Le premier avantage, c’est d’abord en termes de cohérence d’ensemble. Parce que dans le processus d’intégration régionale de l’union douanière, il y a deux composantes essentielles. La première, c’est le libre échange intracommunautaire des pays originaires. La deuxième composante, c’est la même fiscalité et la même tarification douanière vis-à-vis du reste du monde. L’un ne peut pas exister sans l’autre pendant longtemps. Si l’on met en place une libre circulation intracommunautaire des produits originaires des Etats membres sans lui associer un tarif extérieur commun, une telle situation peut engendrer à terme des distorsions suivant le niveau de protection vis-à-vis du reste du monde de chacun des Etats membres. C’est pour éviter que de telles distorsions se présentent que la mise en place d’un Tec est une étape de cohérence de toute union douanière. Parce que la simple zone de libre échange ne peut pas perdurer sans engendrer les distorsions dont je viens de parler. Ne serait-ce que sur ce plan là, un Tec est une nécessité en termes de cohérence.
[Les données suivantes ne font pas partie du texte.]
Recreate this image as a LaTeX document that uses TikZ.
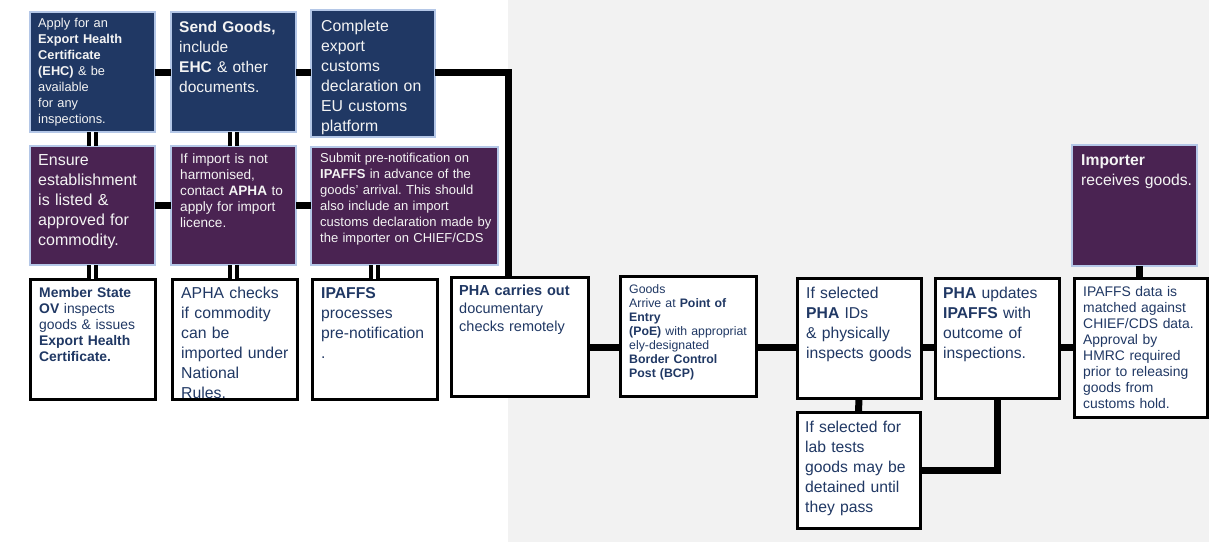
\documentclass[tikz,border=0pt]{standalone}
\usepackage{fontspec}
\setmainfont{Liberation Sans}
\usetikzlibrary{calc}
\frenchspacing
\definecolor{navyfill}{HTML}{203864}
\definecolor{purplefill}{HTML}{4A2352}
\definecolor{lightedge}{HTML}{B4C7E7}
\definecolor{navytext}{HTML}{203864}
\definecolor{bggray}{HTML}{F2F2F2}
\definecolor{lighttxt}{HTML}{F4F4F4}
\begin{document}
\begin{tikzpicture}[x=1pt,y=-1pt,
  boxbase/.style={rectangle, inner sep=0pt, outer sep=0pt, anchor=north west},
  navybox/.style={boxbase, fill=navyfill, draw=lightedge, line width=2.5pt},
  purplebox/.style={boxbase, fill=purplefill, draw=lightedge, line width=2.5pt},
  whitebox/.style={boxbase, fill=white, draw=black, line width=3pt},
  lighttext/.style={anchor=base west, inner sep=0pt, align=left, text=lighttxt},
  darktext/.style={anchor=base west, inner sep=0pt, align=left, text=navytext},
  link/.style={draw=black, line width=7pt},
  dlink/.style={draw=black, line width=3.5pt, double=white, double distance=3.5pt},
]
\useasboundingbox (0,0) rectangle (1209,542);
\fill[white] (0,0) rectangle (508,542);
\fill[bggray] (508,0) rectangle (1209,542);

% boxes
\node[navybox, minimum width=125pt, minimum height=120pt] (b1) at (30,12) {};
\node[navybox, minimum width=125pt, minimum height=120pt] (b2) at (171,12) {};
\node[navybox, minimum width=124pt, minimum height=127pt] (b3) at (311,10) {};
\node[purplebox, minimum width=125pt, minimum height=119pt] (p1) at (30,146) {};
\node[purplebox, minimum width=125pt, minimum height=119pt] (p2) at (171,146) {};
\node[purplebox, minimum width=187pt, minimum height=118pt] (p3) at (311,147) {};
\node[whitebox, minimum width=125pt, minimum height=120pt] (w1) at (30,279) {};
\node[whitebox, minimum width=125pt, minimum height=120pt] (w2) at (172,279) {};
\node[whitebox, minimum width=125pt, minimum height=120pt] (w3) at (312,279) {};
\node[whitebox, minimum width=137pt, minimum height=119pt] (pha) at (451,277) {};
\node[whitebox, minimum width=136pt, minimum height=120pt] (goods) at (620,276) {};
\node[whitebox, minimum width=124pt, minimum height=120pt] (ids) at (797,278) {};
\node[whitebox, minimum width=123pt, minimum height=116pt] (lab) at (797,412) {};
\node[whitebox, minimum width=124pt, minimum height=120pt] (upd) at (935,278) {};
\node[whitebox, minimum width=133pt, minimum height=139pt] (ipd) at (1074,278) {};
\node[purplebox, minimum width=125pt, minimum height=121pt] (imp) at (1072,145) {};

% connectors
\draw[link] (b1.east) -- (b2.west);
\draw[link] (b2.east) -- (b2.east -| b3.west);
\draw[link] (b3.east |- b2.east) -| ([xshift=-11.5pt]pha.north);
\draw[link] (p1.east) -- (p2.west);
\draw[link] (p2.east) -- (p2.east -| p3.west);
\draw[dlink] (b1.south) -- (p1.north);
\draw[dlink] (b2.south) -- (p2.north);
\draw[dlink] (p1.south) -- (w1.north);
\draw[dlink] (p2.south) -- (w2.north -| p2.south);
\draw[dlink] (p3.south -| w3.north) -- (w3.north);
\coordinate (row) at (0,347);
\draw[link] (pha.east |- row) -- (goods.west |- row);
\draw[link] (goods.east |- row) -- (ids.west |- row);
\draw[link] (ids.east |- row) -- (upd.west |- row);
\draw[link] (upd.east |- row) -- (ipd.west |- row);
\draw[link] (ids.south) -- (lab.north);
\draw[link] (lab.east) -| (upd.south);
\draw[link] ([xshift=4.5pt]imp.south) -- ([xshift=4.5pt]imp.south |- ipd.north);

% texts
\node[lighttext, text width=117pt, font=\fontsize{12.8}{16}\selectfont] (b1t) at ($(b1.north west)+(8,15)$)
  {Apply for an\\ \textbf{Export Health}\\ \textbf{Certificate}\\ \textbf{(EHC)} \& be\\ available\\ for any\\ inspections.};
\node[lighttext, text width=117pt, font=\fontsize{15.5}{20}\selectfont] (b2t) at ($(b2.north west)+(8,20)$)
  {\textbf{Send Goods,}\\ include\\ \textbf{EHC} \& other\\ documents.};
\node[lighttext, text width=114pt, font=\fontsize{15.8}{20}\selectfont] (b3t) at ($(b3.north west)+(10,21)$)
  {Complete\\ export\\ customs\\ declaration on\\ EU customs\\ platform};
\node[lighttext, text width=117pt, font=\fontsize{16}{20}\selectfont] (p1t) at ($(p1.north west)+(8,19)$)
  {Ensure\\ establishment\\ is listed \&\\ approved for\\ commodity.};
\node[lighttext, text width=116pt, font=\fontsize{13.6}{16}\selectfont] (p2t) at ($(p2.north west)+(9,17)$)
  {If import is not\\ harmonised,\\ contact \textbf{APHA} to\\ apply for import\\ licence.};
\node[lighttext, text width=178pt, font=\fontsize{13}{16}\selectfont] (p3t) at ($(p3.north west)+(9,15)$)
  {Submit pre-notification on\\ \textbf{IPAFFS} in advance of the\\ goods’ arrival. This should\\ also include an import\\ customs declaration made by\\ the importer on CHIEF/CDS};
\node[darktext, text width=116pt, font=\fontsize{13.9}{16}\selectfont] (w1t) at ($(w1.north west)+(9,18)$)
  {\textbf{Member State}\\ \textbf{OV} inspects\\ goods \& issues\\ \textbf{Export Health}\\ \textbf{Certificate.}};
\node[darktext, text width=116pt, font=\fontsize{15.8}{20}\selectfont] (w2t) at ($(w2.north west)+(9,19)$)
  {APHA checks\\ if commodity\\ can be\\ imported under\\ National\\ Rules.};
\node[darktext, text width=116pt, font=\fontsize{15.7}{20}\selectfont] (w3t) at ($(w3.north west)+(9,19)$)
  {\textbf{IPAFFS}\\ processes\\ pre-notification\\ .};
\node[darktext, text width=129pt, font=\fontsize{14.5}{18}\selectfont] (phat) at ($(pha.north west)+(8,18)$)
  {\textbf{PHA carries out}\\ documentary\\ checks remotely};
\node[darktext, text width=127pt, font=\fontsize{12.3}{14}\selectfont] (goodst) at ($(goods.north west)+(9,17)$)
  {Goods\\ Arrive at \textbf{Point of}\\ \textbf{Entry}\\ \textbf{(PoE)} with appropriat\\ ely-designated\\ \textbf{Border Control}\\ \textbf{Post (BCP)}};
\node[darktext, text width=115pt, font=\fontsize{15.7}{20}\selectfont] (idst) at ($(ids.north west)+(9,20)$)
  {If selected\\ \textbf{PHA} IDs\\ \& physically\\ inspects goods};
\node[darktext, text width=115pt, font=\fontsize{15.7}{20}\selectfont] (labt) at ($(lab.north west)+(8,20)$)
  {If selected for\\ lab tests\\ goods may be\\ detained until\\ they pass};
\node[darktext, text width=116pt, font=\fontsize{15.7}{20}\selectfont] (updt) at ($(upd.north west)+(8,20)$)
  {\textbf{PHA} updates\\ \textbf{IPAFFS} with\\ outcome of\\ inspections.};
\node[darktext, text width=124pt, font=\fontsize{13.9}{16}\selectfont] (ipdt) at ($(ipd.north west)+(9,18)$)
  {IPAFFS data is\\ matched against\\ CHIEF/CDS data.\\ Approval by\\ HMRC required\\ prior to releasing\\ goods from\\ customs hold.};
\node[lighttext, text width=116pt, font=\fontsize{15.7}{20}\selectfont] (impt) at ($(imp.north west)+(9,20)$)
  {\textbf{Importer}\\ receives goods.};
\end{tikzpicture}
\end{document}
L’application du Tec, dans la Cedeao, ne veut pas dire tout de même fermer les frontières aux autres produits importés…
Pas du tout. Il faut comprendre le rôle du droit de douane dans l’économie. Le droit de douane, dans une économie sert à assurer une protection de la production intérieure vis-à- vis des importations concurrentes en provenance des pays tiers. C’est légitime. Il n’y a pas un Etat au monde qui n’a pas un tarif douanier pour protéger ses productions domestiques. Cela ne signifie pas se fermer au reste du monde. Parce que si un produit étranger arrive, malgré le handicap constitué par le Tec, qui constitue un surplus par rapport à son prix de vente dans le marché interne d’un Etat, il va faire la concurrence à la production intérieure. On ne se ferme donc pas, on se protège tout simplement. Vous en êtes à la troisième phase d’action dans la sensibilisation et l’information sur le Tec.
Est-ce que vous avez senti une réelle volonté et une appropriation de ce nouveau tarif par les différents acteurs ?
Nous avons déjà tenu deux ateliers avant celui-ci. Nous avons tenu un atelier au mois de mai pour les opérateurs économiques. Un deuxième atelier a été tenu avanthier pour les députés. Aujourd’hui (Ndlr : hier), c’est le troisième atelier qui est destiné à la société civile. Il reste un quatrième atelier destiné aux medias. Tout ceci, c’est justement pour faire un travail de promotion du nouveau tarif en le vulgarisant dans les Etats membres et en direction de toutes les parties prenantes, y compris la société civile qui a aussi son mot à dire. C’est elle qui défend les intérêts des consommateurs. La Cedeao a estimé nécessaire de prendre en compte les préoccupations des uns et des autres par rapport aux changements qui peuvent induire éventuellement la mise en œuvre d’un Tec. C’est cela l’objectif de l’atelier d’aujourd’hui et celui avec les medias qui sera organisé le 25 juin. C’est pour permettre aux journalistes, en particulier aux journalistes économiques, d’avoir la bonne information concernant le Tec.